False Advertising Litigation
Leason Ellis attorneys are up-to-speed and at the starting block when a competitor is making false claims or competing unfairly; we know that time matters. If false statements or deceptive advertising threatens a client’s brand and goodwill, then immediate relief is needed—we’re on it.
Post-Grant Patent Proceedings
Tactical use of post-grant proceedings at the USPTO (as well as patent offices worldwide) can often supply the leverage necessary to efficiently resolve many disputes in their infancy. Whether it’s a patentee looking to enforce a patent against an infringer (patentee-plaintiff) or a party accused of infringing a patent (defendant), Leason Ellis works with clients to identify the most effective strategies for addressing patent disputes and mitigating risks. We also stand ready to defend patent owners in these proceedings, whether PGRs, IPRs or CBMs.

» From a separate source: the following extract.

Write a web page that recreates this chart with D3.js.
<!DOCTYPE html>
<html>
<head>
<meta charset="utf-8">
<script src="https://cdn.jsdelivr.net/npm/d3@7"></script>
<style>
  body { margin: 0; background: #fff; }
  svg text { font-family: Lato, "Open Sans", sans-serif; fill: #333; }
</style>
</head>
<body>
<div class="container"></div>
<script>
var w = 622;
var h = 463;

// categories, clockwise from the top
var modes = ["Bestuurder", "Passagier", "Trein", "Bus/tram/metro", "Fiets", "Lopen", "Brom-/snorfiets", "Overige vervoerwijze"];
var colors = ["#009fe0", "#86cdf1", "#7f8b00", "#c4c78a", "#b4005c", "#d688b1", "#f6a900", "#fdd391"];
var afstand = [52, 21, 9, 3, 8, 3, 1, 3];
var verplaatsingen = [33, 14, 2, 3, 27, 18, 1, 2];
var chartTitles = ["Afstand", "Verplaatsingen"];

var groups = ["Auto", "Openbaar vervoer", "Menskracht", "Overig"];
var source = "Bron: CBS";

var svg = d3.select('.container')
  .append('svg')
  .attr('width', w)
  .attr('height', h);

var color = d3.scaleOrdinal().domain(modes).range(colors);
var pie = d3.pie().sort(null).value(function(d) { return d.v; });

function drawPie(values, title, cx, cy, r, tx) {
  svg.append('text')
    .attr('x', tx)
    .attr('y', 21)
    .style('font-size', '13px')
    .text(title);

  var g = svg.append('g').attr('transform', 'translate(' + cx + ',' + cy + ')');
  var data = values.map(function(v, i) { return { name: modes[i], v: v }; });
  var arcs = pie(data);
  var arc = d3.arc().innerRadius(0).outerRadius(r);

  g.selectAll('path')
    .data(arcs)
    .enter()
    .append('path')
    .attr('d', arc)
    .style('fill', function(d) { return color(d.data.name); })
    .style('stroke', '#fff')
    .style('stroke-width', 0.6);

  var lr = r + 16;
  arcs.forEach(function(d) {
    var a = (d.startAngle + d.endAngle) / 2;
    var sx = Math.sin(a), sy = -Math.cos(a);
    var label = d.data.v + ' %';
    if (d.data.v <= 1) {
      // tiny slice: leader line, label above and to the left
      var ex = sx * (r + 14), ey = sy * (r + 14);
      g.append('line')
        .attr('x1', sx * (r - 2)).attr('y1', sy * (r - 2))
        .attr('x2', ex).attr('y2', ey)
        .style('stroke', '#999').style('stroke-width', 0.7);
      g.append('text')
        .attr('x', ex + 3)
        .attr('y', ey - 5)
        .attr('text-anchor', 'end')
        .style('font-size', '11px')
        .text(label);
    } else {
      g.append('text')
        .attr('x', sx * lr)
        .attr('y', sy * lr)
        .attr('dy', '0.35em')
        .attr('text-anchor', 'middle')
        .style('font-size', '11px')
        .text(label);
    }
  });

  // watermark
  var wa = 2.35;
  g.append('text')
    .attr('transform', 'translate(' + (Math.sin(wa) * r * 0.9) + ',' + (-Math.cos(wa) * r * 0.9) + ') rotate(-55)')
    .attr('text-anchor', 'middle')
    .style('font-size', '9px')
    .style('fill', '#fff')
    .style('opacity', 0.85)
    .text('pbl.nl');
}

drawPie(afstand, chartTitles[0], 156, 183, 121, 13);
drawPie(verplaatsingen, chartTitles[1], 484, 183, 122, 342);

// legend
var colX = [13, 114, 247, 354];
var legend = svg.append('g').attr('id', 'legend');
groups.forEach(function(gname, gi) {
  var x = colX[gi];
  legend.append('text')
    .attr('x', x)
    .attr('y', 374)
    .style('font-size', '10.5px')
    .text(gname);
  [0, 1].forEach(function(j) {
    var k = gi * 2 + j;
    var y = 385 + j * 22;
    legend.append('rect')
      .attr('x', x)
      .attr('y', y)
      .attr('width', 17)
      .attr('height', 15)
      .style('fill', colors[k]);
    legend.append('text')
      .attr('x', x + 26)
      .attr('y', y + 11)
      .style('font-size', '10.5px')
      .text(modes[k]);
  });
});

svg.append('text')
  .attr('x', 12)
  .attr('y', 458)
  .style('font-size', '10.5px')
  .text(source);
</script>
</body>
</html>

Alternative Dispute Resolution & Settlement
While litigation is a tool to protect or defend your rights, settlement offers other strategic advantages. Where settlement best serves the interests of our clients, we make every effort to achieve a favorable resolution of the dispute. As part of those settlement efforts, we are also experienced at negotiating and drafting settlement agreements, assignments, and royalty licenses. Where there is money to be made for our clients, we aim to make it.
Leason Ellis has represented clients in various Alternative Dispute Resolution settings, including private mediations, such as those provided by Judicial Arbitration and Mediation Services (JAMS), as well as court-organized programs such as the Southern District of New York Mediation and Northern District of California’s Early Neutral Evaluation.
Many of our litigation attorneys have received mediation training, and have themselves served as mediators.